Non, j’ai du mal à comprendre que la politique rende des hommes si impassibles, si imbéciles, si inconscients, si inconstants, si incontinents, sur notre continent ! Je ne comprends pas que même l’homme le plus intelligent, dès qu’il accède au pouvoir, se comporte comme un être immature et irréaliste. Une chose est sûre, les peuples africains commencent à se réveiller et de plus en plus de moutons se transformeront en panthères pour affronter tous les bergers sordides illuminés à outrance par un pouvoir somme toute fragile qu’ils finiront par perdre.
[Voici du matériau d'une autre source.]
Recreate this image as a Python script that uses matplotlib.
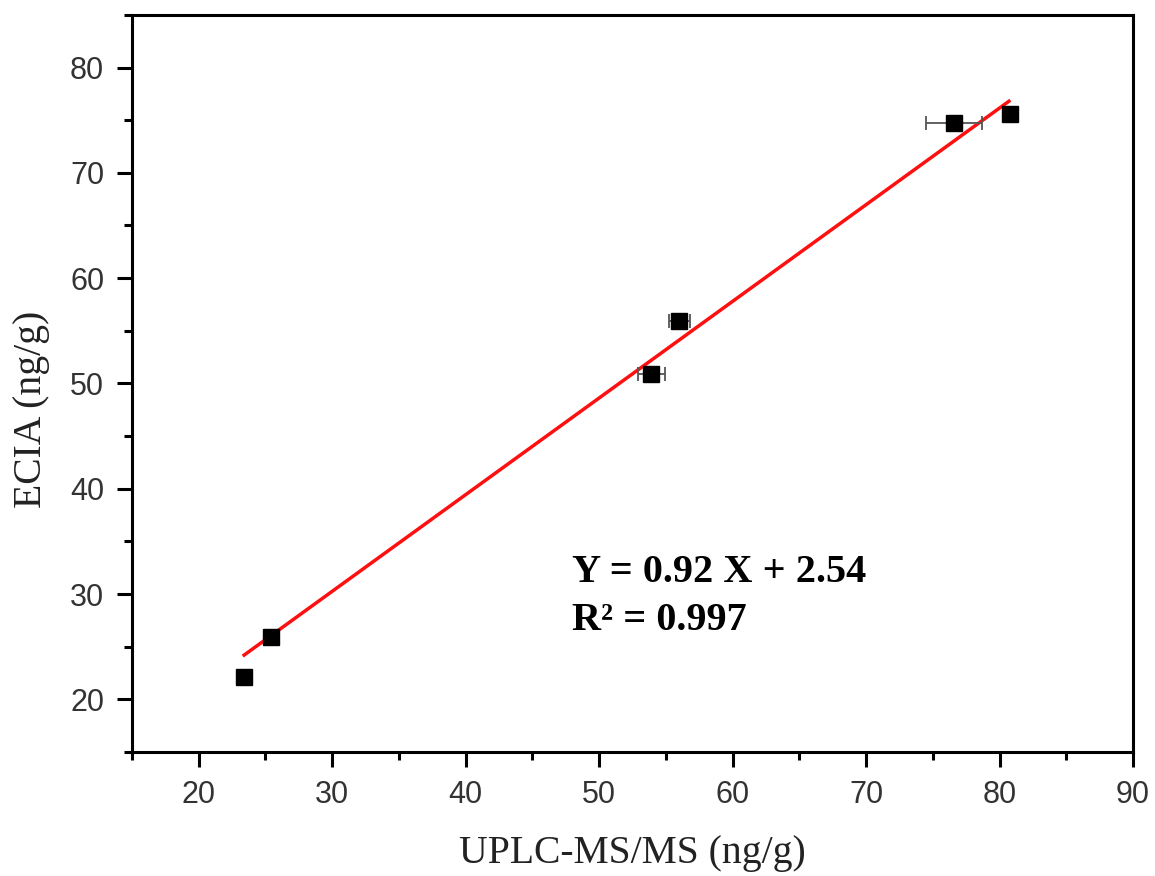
import numpy as np
import matplotlib
matplotlib.use('Agg')
import matplotlib.pyplot as plt
from matplotlib.ticker import MultipleLocator

# UPLC-MS/MS vs ECIA
uplc = [23.4, 25.4, 53.9, 56.0, 76.6, 80.8]
ecia = [22.1, 25.9, 50.9, 55.9, 74.7, 75.6]
uplc_err = [0.0, 0.0, 1.0, 0.8, 2.1, 0.0]
ecia_err = [0.0, 0.0, 0.0, 0.3, 0.0, 0.0]

fit_x = [23.4, 80.7]
fit_y = [24.2, 76.8]

plt.rcParams['font.family'] = ['Liberation Sans', 'DejaVu Sans']
fig = plt.figure(figsize=(11.55, 8.76), dpi=100)
ax = fig.add_axes([0.1143, 0.1416, 0.981 - 0.1143, 0.983 - 0.1416])

ax.plot(fit_x, fit_y, color='#ff1010', lw=2.5, zorder=2)
ax.errorbar(uplc, ecia, xerr=uplc_err, yerr=ecia_err, fmt='s', color='black',
            ms=11.5, ecolor='#555555', elinewidth=1.3, capsize=5, capthick=1.3, zorder=3)

ax.set_xlim(15, 90)
ax.set_ylim(15, 85)
ax.xaxis.set_minor_locator(MultipleLocator(5))
ax.yaxis.set_minor_locator(MultipleLocator(5))
ax.set_xticks([20, 30, 40, 50, 60, 70, 80, 90])
ax.set_yticks([20, 30, 40, 50, 60, 70, 80])

for s in ax.spines.values():
    s.set_linewidth(2.2)
ax.tick_params(which='major', direction='out', length=11, width=2.2,
               labelsize=22, labelcolor='#333333', pad=9)
ax.tick_params(which='minor', direction='out', length=6, width=2.2)
ax.tick_params(top=False, right=False, which='both')

ax.set_xlabel('UPLC-MS/MS (ng/g)', family='Liberation Serif', fontsize=28.5,
              color='#222222')
ax.set_ylabel('ECIA (ng/g)', family='Liberation Serif', fontsize=28.5,
              color='#222222')
ax.xaxis.set_label_coords(0.5, -0.112)
ax.yaxis.set_label_coords(-0.082, 0.465)

ax.text(48.0, 32.0, 'Y = 0.92 X + 2.54', family='Liberation Serif', fontweight='bold',
        fontsize=29, va='center', ha='left')
ax.text(48.0, 27.5, 'R² = 0.997', family='Liberation Serif', fontweight='bold',
        fontsize=29, va='center', ha='left')

fig.savefig('out.png', dpi=100)
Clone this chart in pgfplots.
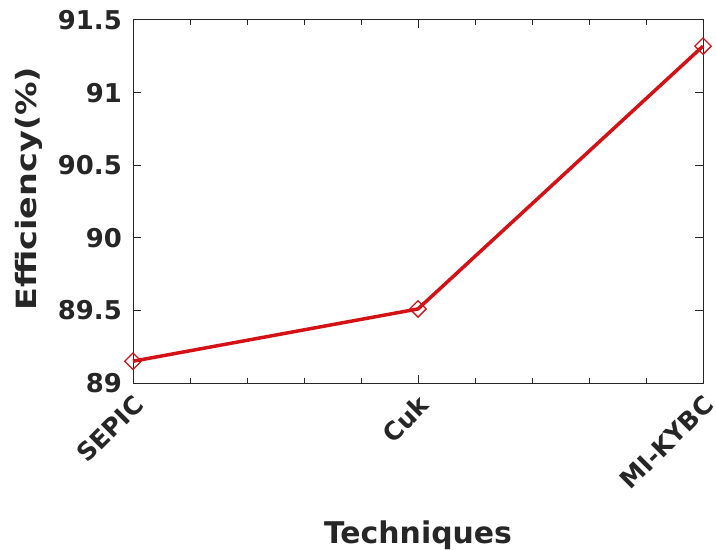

J’ai honte du recul humiliant de Wade face au peuple qu’il avait voulu bercer pour mieux le berner. Comme j’ai eu honte pour Gbagbo quand je l’ai vu quitter le pouvoir menottes aux poignets. Si Wade sait lire, s’il peut lire les signes, il est encore temps qu’il renonce à son rêve d’éternité au pouvoir. Le Gaïndé qui vivait en lui est déjà mort. Étouffé par sa boulimie du pouvoir, de la gloire et des paillettes.

Je pense, sincèrement, que la gifle magistrale que la rue sénégalaise vient de donner à Wade est une belle leçon pour ses autres compères du continent. Ne sont-ce pas là les prémices d’une révolution noire inspirée par la révolution arabe ?
Wade doit donc se raviser et négocier une sortie digne de la scène politique de ce pays où il a été l’idole de tant de jeunes aujourd’hui désillusionnés et plein de rancœur contre lui.
Mais comme en politique le ridicule renforce l’orgueil…           Bien à vous.